**Written exercise**. Return, exactly as written, every line from the first line of the data below through the line that contains "plt.rcParams['mathtext.it'] = 'Liberation".

>>>>>

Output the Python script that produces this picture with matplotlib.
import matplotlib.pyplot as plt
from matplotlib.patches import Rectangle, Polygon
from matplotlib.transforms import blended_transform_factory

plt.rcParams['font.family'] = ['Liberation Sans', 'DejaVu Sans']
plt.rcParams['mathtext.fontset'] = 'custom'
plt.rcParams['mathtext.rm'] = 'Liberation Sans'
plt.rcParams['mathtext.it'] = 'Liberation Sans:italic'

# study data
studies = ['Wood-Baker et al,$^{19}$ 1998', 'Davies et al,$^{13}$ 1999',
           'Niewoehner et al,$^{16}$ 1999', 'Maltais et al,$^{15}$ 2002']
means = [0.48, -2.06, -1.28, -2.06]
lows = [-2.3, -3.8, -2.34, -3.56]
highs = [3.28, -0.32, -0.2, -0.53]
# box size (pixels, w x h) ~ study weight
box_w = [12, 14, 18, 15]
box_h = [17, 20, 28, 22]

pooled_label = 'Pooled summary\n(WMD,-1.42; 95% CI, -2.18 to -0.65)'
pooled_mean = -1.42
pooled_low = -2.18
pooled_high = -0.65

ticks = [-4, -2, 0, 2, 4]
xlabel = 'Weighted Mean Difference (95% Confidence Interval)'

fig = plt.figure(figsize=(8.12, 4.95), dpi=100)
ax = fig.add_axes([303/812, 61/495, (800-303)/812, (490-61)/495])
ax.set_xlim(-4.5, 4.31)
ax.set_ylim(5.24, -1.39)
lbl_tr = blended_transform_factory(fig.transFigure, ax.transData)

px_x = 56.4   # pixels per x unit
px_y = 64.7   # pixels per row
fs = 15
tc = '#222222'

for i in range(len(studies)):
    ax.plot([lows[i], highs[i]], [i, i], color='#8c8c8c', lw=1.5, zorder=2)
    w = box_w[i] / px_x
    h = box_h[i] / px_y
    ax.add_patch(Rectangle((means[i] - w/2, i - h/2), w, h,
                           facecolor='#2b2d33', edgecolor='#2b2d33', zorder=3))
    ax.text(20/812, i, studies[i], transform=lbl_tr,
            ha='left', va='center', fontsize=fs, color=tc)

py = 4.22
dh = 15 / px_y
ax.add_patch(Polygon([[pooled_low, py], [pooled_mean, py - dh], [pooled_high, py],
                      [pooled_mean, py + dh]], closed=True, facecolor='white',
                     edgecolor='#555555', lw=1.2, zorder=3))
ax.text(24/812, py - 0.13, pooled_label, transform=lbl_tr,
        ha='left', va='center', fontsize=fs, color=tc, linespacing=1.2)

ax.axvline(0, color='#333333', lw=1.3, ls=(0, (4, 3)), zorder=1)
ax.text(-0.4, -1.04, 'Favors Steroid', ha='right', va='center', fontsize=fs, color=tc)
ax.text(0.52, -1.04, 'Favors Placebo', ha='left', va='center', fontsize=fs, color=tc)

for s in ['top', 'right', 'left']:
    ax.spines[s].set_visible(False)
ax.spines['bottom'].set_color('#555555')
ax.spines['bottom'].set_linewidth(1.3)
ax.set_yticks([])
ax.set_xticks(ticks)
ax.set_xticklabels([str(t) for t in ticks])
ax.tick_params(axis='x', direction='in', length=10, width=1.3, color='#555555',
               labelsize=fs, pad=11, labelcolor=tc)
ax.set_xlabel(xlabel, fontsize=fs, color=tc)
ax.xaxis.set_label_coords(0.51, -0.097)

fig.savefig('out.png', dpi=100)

<<<<<

**Output below**.
Output the Python script that produces this picture with matplotlib.
import matplotlib.pyplot as plt
from matplotlib.patches import Rectangle, Polygon
from matplotlib.transforms import blended_transform_factory

plt.rcParams['font.family'] = ['Liberation Sans', 'DejaVu Sans']
plt.rcParams['mathtext.fontset'] = 'custom'
plt.rcParams['mathtext.rm'] = 'Liberation Sans'
plt.rcParams['mathtext.it'] = 'Liberation Sans:italic'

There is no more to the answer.